Stated exercise:
Starting at the first line of the listing below, repeat each line exactly until the line containing "-40.2, -46.0, -52.1, -55.6, -58.2, -58.7]", which you include. Leave out pictures.

Charts and diagrams as code
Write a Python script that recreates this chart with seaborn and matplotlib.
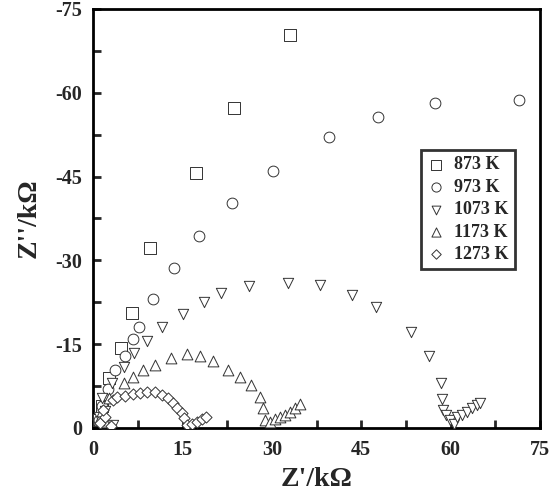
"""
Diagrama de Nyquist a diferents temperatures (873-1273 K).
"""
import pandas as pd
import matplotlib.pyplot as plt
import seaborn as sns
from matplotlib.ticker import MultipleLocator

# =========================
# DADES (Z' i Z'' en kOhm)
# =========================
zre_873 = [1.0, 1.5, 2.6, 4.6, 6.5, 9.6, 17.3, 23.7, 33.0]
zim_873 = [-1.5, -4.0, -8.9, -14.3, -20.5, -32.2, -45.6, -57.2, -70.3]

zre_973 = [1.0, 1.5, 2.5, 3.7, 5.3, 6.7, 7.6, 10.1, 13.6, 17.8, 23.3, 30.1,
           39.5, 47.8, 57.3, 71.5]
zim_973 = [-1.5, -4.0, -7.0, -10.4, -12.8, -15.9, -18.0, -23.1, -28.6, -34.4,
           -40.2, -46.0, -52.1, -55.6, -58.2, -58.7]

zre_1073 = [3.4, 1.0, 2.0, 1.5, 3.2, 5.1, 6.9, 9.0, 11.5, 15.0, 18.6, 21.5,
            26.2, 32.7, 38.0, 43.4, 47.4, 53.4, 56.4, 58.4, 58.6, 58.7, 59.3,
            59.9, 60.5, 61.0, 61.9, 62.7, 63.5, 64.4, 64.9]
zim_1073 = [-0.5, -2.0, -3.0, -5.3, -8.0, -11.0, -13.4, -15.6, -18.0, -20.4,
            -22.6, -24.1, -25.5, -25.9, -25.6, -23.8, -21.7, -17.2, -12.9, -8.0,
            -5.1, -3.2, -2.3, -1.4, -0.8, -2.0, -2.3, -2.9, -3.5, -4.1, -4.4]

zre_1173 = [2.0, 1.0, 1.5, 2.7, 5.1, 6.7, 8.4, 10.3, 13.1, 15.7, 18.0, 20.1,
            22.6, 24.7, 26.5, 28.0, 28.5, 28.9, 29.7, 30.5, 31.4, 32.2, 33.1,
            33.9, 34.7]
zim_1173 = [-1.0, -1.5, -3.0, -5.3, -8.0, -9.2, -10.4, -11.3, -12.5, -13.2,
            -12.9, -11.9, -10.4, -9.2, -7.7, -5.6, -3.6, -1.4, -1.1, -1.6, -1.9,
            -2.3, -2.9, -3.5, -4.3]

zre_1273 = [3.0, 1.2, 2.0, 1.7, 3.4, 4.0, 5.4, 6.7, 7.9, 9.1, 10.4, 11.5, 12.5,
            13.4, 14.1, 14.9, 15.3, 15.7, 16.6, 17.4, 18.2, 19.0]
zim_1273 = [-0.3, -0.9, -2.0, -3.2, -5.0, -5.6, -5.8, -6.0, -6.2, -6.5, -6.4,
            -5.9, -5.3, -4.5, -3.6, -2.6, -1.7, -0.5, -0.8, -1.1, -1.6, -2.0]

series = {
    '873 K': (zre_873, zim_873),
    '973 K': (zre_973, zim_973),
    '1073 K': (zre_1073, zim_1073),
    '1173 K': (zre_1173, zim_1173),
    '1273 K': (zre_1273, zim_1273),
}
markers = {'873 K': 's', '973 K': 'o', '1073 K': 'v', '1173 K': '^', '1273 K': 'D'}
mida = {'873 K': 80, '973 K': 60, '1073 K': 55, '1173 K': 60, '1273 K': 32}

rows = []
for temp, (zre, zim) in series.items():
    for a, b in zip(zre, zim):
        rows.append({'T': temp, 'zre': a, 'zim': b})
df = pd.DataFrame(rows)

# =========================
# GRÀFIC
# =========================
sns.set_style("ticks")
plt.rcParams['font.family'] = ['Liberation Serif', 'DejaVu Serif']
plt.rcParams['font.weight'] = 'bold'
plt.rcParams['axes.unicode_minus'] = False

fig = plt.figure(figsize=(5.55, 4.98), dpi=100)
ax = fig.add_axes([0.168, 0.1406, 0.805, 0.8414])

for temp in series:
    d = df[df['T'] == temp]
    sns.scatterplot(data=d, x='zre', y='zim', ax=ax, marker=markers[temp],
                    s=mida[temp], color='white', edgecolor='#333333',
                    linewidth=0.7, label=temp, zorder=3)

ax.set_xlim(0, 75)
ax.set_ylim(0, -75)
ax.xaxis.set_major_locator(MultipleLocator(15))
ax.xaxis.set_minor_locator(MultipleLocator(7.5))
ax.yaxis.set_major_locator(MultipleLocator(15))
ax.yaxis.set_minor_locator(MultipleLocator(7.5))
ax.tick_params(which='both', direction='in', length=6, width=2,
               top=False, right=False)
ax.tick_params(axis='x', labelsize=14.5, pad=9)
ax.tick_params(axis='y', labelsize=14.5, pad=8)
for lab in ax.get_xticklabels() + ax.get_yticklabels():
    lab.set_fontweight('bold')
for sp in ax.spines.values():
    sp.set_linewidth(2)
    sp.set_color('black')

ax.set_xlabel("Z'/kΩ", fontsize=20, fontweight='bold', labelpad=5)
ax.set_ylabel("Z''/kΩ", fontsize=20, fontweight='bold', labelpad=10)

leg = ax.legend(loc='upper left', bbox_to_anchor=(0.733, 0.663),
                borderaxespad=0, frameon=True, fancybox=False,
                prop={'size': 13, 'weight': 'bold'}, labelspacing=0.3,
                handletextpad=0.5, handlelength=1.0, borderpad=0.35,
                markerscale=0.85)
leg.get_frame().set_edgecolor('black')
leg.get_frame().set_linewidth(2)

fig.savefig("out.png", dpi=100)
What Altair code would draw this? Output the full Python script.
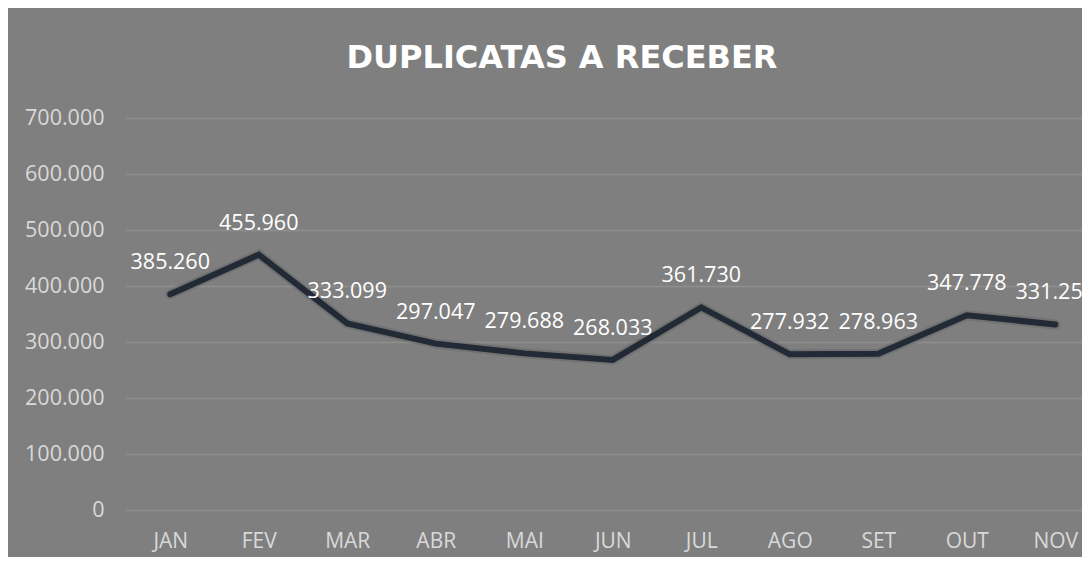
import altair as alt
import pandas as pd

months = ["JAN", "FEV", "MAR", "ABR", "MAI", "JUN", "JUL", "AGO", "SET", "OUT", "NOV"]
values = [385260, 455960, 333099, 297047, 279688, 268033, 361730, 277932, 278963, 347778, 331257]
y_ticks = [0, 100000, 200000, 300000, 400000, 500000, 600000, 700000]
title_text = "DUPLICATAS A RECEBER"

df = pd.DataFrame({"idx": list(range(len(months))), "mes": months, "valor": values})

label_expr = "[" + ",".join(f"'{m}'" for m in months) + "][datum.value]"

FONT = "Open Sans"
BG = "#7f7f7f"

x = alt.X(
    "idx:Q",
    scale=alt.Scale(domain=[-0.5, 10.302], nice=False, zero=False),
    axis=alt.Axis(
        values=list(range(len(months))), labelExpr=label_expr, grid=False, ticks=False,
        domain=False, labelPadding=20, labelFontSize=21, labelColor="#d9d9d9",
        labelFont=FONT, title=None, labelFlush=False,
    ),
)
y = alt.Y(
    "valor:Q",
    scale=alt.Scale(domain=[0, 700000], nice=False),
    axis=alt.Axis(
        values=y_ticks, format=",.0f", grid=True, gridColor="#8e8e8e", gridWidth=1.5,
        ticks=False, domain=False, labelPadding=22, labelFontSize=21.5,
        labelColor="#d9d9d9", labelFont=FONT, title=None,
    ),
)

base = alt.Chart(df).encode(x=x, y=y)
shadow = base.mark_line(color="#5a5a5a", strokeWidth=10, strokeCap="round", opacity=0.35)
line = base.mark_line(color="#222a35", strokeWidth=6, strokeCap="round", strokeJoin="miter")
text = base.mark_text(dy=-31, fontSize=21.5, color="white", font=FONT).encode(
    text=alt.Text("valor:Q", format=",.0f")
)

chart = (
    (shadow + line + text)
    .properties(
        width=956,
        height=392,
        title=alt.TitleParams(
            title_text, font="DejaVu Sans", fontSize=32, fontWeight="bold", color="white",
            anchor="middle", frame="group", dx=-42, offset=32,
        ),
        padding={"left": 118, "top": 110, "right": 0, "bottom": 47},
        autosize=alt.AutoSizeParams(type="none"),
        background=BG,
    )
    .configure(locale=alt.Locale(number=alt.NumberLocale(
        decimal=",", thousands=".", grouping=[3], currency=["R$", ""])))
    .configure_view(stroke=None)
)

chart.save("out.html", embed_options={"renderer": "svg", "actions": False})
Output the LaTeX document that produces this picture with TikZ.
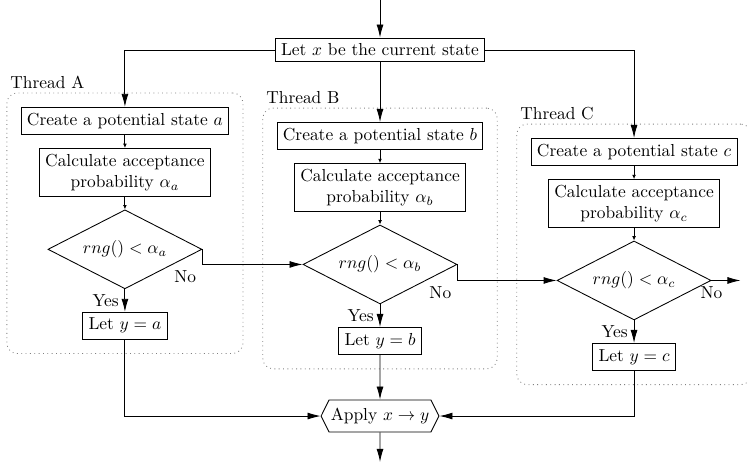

Worked solution:
Write a Python script that recreates this chart with seaborn and matplotlib.
"""
Diagrama de Nyquist a diferents temperatures (873-1273 K).
"""
import pandas as pd
import matplotlib.pyplot as plt
import seaborn as sns
from matplotlib.ticker import MultipleLocator

# =========================
# DADES (Z' i Z'' en kOhm)
# =========================
zre_873 = [1.0, 1.5, 2.6, 4.6, 6.5, 9.6, 17.3, 23.7, 33.0]
zim_873 = [-1.5, -4.0, -8.9, -14.3, -20.5, -32.2, -45.6, -57.2, -70.3]

zre_973 = [1.0, 1.5, 2.5, 3.7, 5.3, 6.7, 7.6, 10.1, 13.6, 17.8, 23.3, 30.1,
           39.5, 47.8, 57.3, 71.5]
zim_973 = [-1.5, -4.0, -7.0, -10.4, -12.8, -15.9, -18.0, -23.1, -28.6, -34.4,
           -40.2, -46.0, -52.1, -55.6, -58.2, -58.7]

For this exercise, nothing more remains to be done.